Mr. Speaker, I briefly wanted to get my colleague to talk about the power of the Commissioner of Elections to act independently. Our campaigns in 2004-2006 were the victims of pretty extensive election fraud, to the point where a lawyer bragged on the Internet and in email about how many times he had got to vote for my opponent by going from poll to poll with voter ID cards that, of course, were not his.

There were massive vouching problems and massive fraudulent registration problems. We fixed it in 2006, because we knew about it.

Could my hon. friend comment, just based on that one experience that I and others have had, on the importance of making sure that the Commissioner of Elections is independent, so that he can operate and do something about those kinds of situations?

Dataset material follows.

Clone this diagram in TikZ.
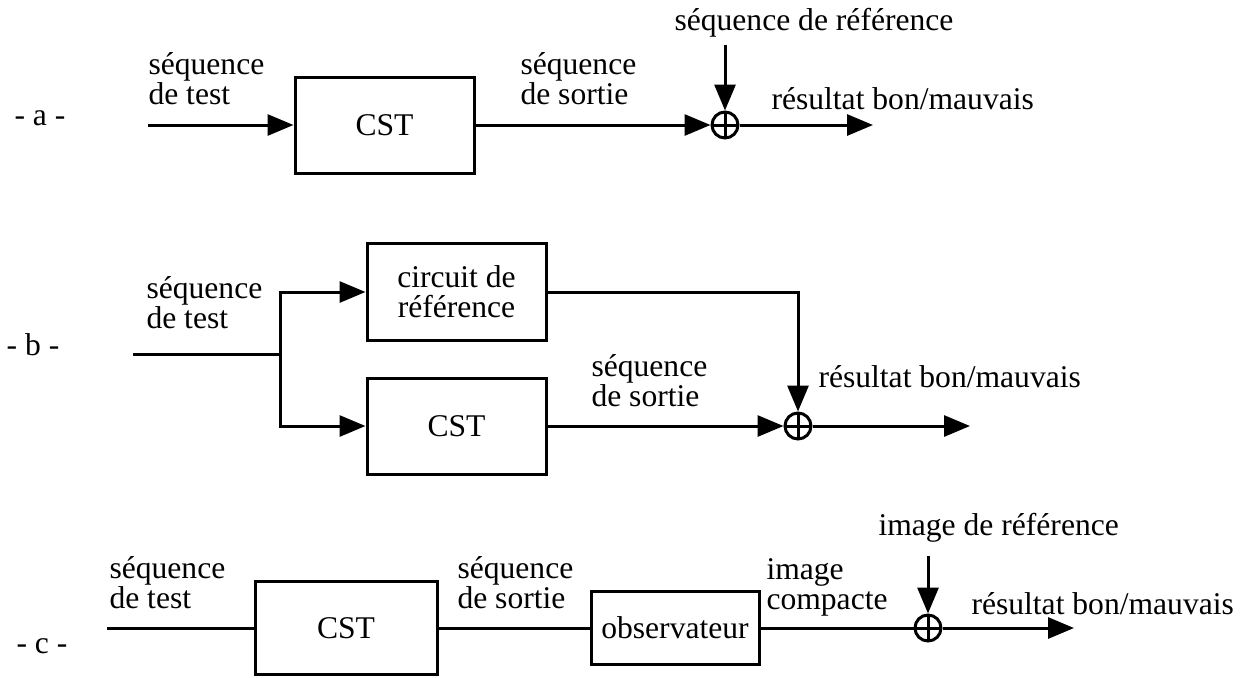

Fair Elections ActGovernment Orders

1 p.m.

Conservative

Tom Lukiwski Conservative Regina—Lumsden—Lake Centre, SK

Mr. Speaker, it is absolutely true. If we are to have confidence in the electoral system, we have to have not only impartiality but the independence of officers. Right now there is no independence. The Commissioner of Canada Elections reports to the Chief Electoral Officer. As I said a few moments ago, that means, in effect, that the Chief Electoral Officer is not only the judge and the jury but the prosecutor. It is untenable. We simply cannot have that.

We want to have confidence that the Commissioner of Canada Elections will not only be truly independent and impartial but will have the authority and the tools at his disposal to make sure that if infractions occur in any election, as my colleague pointed out occurred in his riding back in 2004-05, penalties will be severe and sanctions will be imposed, and we will put an end to the wrongdoing.